Conductor Lisa Walor chats with a longtime rider on the way to Fredericksburg in 2015. (Katherine Frey/The Washington Post)

Jeffrey C. McKay is chairman of the Northern Virginia Transportation Commission, a member of Virginia’s Transit Capital Project Revenue Advisory Board and a Fairfax County supervisor.

It’s no secret that the presence of Metro and the Virginia Railway Express has fueled economic development in Northern Virginia, generating millions in property tax revenue for the counties and cities that subsidize these rail systems. What hasn’t been understood until now is the economic value the two systems bring to Virginia.

The additional 85,000 households and 130,500 jobs that Metro and VRE make possible in Northern Virginia generate more than $600 million each year in sales and income tax revenues that flow into the state’s general fund.

A recent analysis by the Northern Virginia Transportation Commission shows that for every dollar the commonwealth invests in Metro and VRE, it receives about $2.50. Most stock traders would jump at the prospect of such a return. While $600 million represents just 3 percent to 4 percent of the state’s general fund revenue, it is significant. That amount covers annual general fund expenditures for Virginia’s state colleges and universities, about $316 million, and state police, roughly $266 million.

As the commonwealth grapples with its role in funding these two rail systems, it must recognize that it is not just Northern Virginia but also the entire state that reaps the benefits. Adequate funding of transit, and rail in particular, is essential but, historically in the commonwealth, not guaranteed. Revenue from Northern Virginia’s 2.1 percent gas tax, much of which is earmarked for the Washington Metropolitan Area Transit Authority, is anything but stable. Over the past three years, as fuel prices plummeted and revenue dropped, state lawmakers refused a simple fix to stem the loss. Further exacerbating the funding equation is the expiration of state transportation bonds. Starting in fiscal 2019, the amount available to fund transit maintenance and improvements will drop by more than 40 percent.
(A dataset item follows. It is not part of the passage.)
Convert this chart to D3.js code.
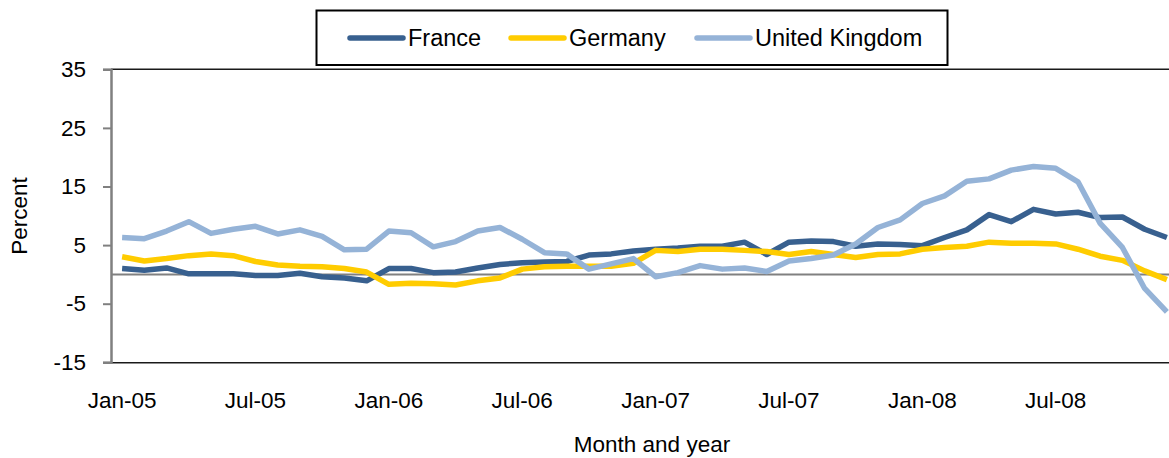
<!DOCTYPE html>
<html>
<head>
<meta charset="utf-8">
<script src="https://cdn.jsdelivr.net/npm/d3@7"></script>
<style>
  html, body { margin: 0; padding: 0; background: #fff; }
  svg { display: block; }
  text { font-family: "Liberation Sans", Arial, sans-serif; fill: #000; }
</style>
</head>
<body>
<svg id="chart" width="1169" height="458"></svg>
<script>
const months = [
  "Jan-05","Feb-05","Mar-05","Apr-05","May-05","Jun-05","Jul-05","Aug-05","Sep-05","Oct-05","Nov-05","Dec-05",
  "Jan-06","Feb-06","Mar-06","Apr-06","May-06","Jun-06","Jul-06","Aug-06","Sep-06","Oct-06","Nov-06","Dec-06",
  "Jan-07","Feb-07","Mar-07","Apr-07","May-07","Jun-07","Jul-07","Aug-07","Sep-07","Oct-07","Nov-07","Dec-07",
  "Jan-08","Feb-08","Mar-08","Apr-08","May-08","Jun-08","Jul-08","Aug-08","Sep-08","Oct-08","Nov-08","Dec-08"
];
const france = [1.0,0.7,1.1,0.1,0.1,0.1,-0.2,-0.2,0.2,-0.4,-0.6,-1.1,1.0,1.0,0.3,0.4,1.1,1.7,2.0,2.1,2.2,3.3,3.5,4.0,4.3,4.5,4.8,4.8,5.5,3.4,5.5,5.7,5.6,4.8,5.2,5.1,4.9,6.3,7.6,10.2,9.0,11.1,10.3,10.6,9.7,9.8,7.7,6.3];
const germany = [3.0,2.3,2.7,3.2,3.5,3.2,2.2,1.6,1.4,1.3,1.0,0.4,-1.7,-1.5,-1.6,-1.8,-1.1,-0.6,0.9,1.3,1.4,1.4,1.4,1.9,4.1,3.9,4.3,4.3,4.1,3.9,3.4,3.9,3.4,2.9,3.4,3.5,4.3,4.6,4.8,5.5,5.3,5.3,5.2,4.3,3.1,2.4,0.6,-0.9];
const uk = [6.3,6.1,7.4,9.0,7.0,7.7,8.2,6.9,7.6,6.5,4.2,4.3,7.4,7.1,4.7,5.6,7.4,8.0,6.0,3.7,3.5,0.9,1.8,2.7,-0.4,0.3,1.5,0.9,1.1,0.5,2.3,2.7,3.3,5.2,8.0,9.3,12.1,13.4,15.9,16.3,17.8,18.4,18.1,15.8,8.7,4.6,-2.4,-6.4];
const seriesNames = ["France","Germany","United Kingdom"];
const seriesColors = ["#38608f","#ffcc00","#95b3d7"];
const yTicks = [-15,-5,5,15,25,35];
const xTickLabels = ["Jan-05","Jul-05","Jan-06","Jul-06","Jan-07","Jul-07","Jan-08","Jul-08"];

const series = [france, germany, uk];
const svg = d3.select("#chart");
const FONT = 22.5;

const plot = {left: 111, right: 1178, top: 69.3, bottom: 362.3};

const x = d3.scaleBand().domain(months).range([plot.left, plot.right]).padding(0);
const xc = m => x(m) + x.bandwidth() / 2;
const y = d3.scaleLinear().domain([-15, 35]).range([plot.bottom, plot.top]);

// top border
svg.append("line")
  .attr("x1", plot.left).attr("x2", plot.right)
  .attr("y1", plot.top).attr("y2", plot.top)
  .attr("stroke", "#1a1a1a").attr("stroke-width", 1.5);

// zero line
svg.append("line")
  .attr("x1", plot.left).attr("x2", plot.right)
  .attr("y1", y(0)).attr("y2", y(0))
  .attr("stroke", "#808080").attr("stroke-width", 2);

// lines
const line = d3.line().x((d, i) => xc(months[i])).y(d => y(d));
series.forEach((s, k) => {
  svg.append("path")
    .datum(s)
    .attr("d", line)
    .attr("fill", "none")
    .attr("stroke", seriesColors[k])
    .attr("stroke-width", 5.5)
    .attr("stroke-linejoin", "round")
    .attr("stroke-linecap", "butt");
});

// bottom axis
const xAxis = d3.axisBottom(x).tickValues(xTickLabels).tickSize(0).tickPadding(30);
const gx = svg.append("g").attr("transform", `translate(0,${plot.bottom})`).call(xAxis);
gx.select(".domain").attr("stroke", "#1a1a1a").attr("stroke-width", 1.5);
gx.selectAll("text").attr("font-size", FONT).attr("font-family", "Liberation Sans, Arial, sans-serif").attr("fill", "#000");

// left axis
const yAxis = d3.axisLeft(y).tickValues(yTicks).tickSize(8).tickPadding(17).tickFormat(d => String(d));
const gy = svg.append("g").attr("transform", `translate(${plot.left},0)`).call(yAxis);
gy.select(".domain").attr("stroke", "#808080").attr("stroke-width", 2.5);
gy.selectAll(".tick line").attr("stroke", "#808080").attr("stroke-width", 2);
gy.selectAll("text").attr("font-size", FONT).attr("font-family", "Liberation Sans, Arial, sans-serif").attr("fill", "#000");

// axis titles
svg.append("text")
  .attr("x", 652).attr("y", 452)
  .attr("text-anchor", "middle").attr("font-size", FONT)
  .text("Month and year");
svg.append("text")
  .attr("transform", "translate(27,216) rotate(-90)")
  .attr("text-anchor", "middle").attr("font-size", FONT)
  .text("Percent");

// legend
const lg = svg.append("g");
lg.append("rect")
  .attr("x", 316.5).attr("y", 10.5).attr("width", 631).attr("height", 54.5)
  .attr("fill", "#fff").attr("stroke", "#000").attr("stroke-width", 2);
const legendX = [350, 511, 697];
seriesNames.forEach((n, k) => {
  const g = lg.append("g").attr("transform", `translate(${legendX[k]},38)`);
  g.append("line").attr("x1", 0).attr("x2", 53).attr("y1", 0).attr("y2", 0)
    .attr("stroke", seriesColors[k]).attr("stroke-width", 5.5).attr("stroke-linecap", "round");
  g.append("text").attr("x", 58).attr("y", 8).attr("font-size", 23.5).text(n);
});
</script>
</body>
</html>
Closing that gap is the job of the General Assembly, which recently received a report from an appointed panel, of which I am a member, providing options for shoring up transit funding in Virginia. Legislators must go further, however, as Metro needs more than $15 billion over the next 10 years and VRE requires at least $2.1 billion over five years to ensure the safety of their passengers and reliability of their service. Identifying and securing dedicated funding for these rail systems is an imperative. Failure to do so could kill the goose that lays the golden egg.

Metrorail and VRE, the backbone of our transit network, moving more than 290,000 people on an average weekday in Northern Virginia . But these rail systems do more than provide transportation. They provide workers access to jobs and businesses access to employees and customers, all of whom pay taxes, be they income or sales.

The costs associated with world-class rail service are undeniably high, but so is the return. Lack of investment in Metro and VRE puts more than the commonwealth’s finances at risk. It risks frustrating commuters, alienating tourists, tarnishing our business-friendly reputation and diminishing our quality of life. While Metro and VRE may operate in Northern Virginia, they benefit the entire state. It is time for Virginia’s legislators to come together and find sufficient and permanent revenue that can be dedicated to transit. So much is riding on it.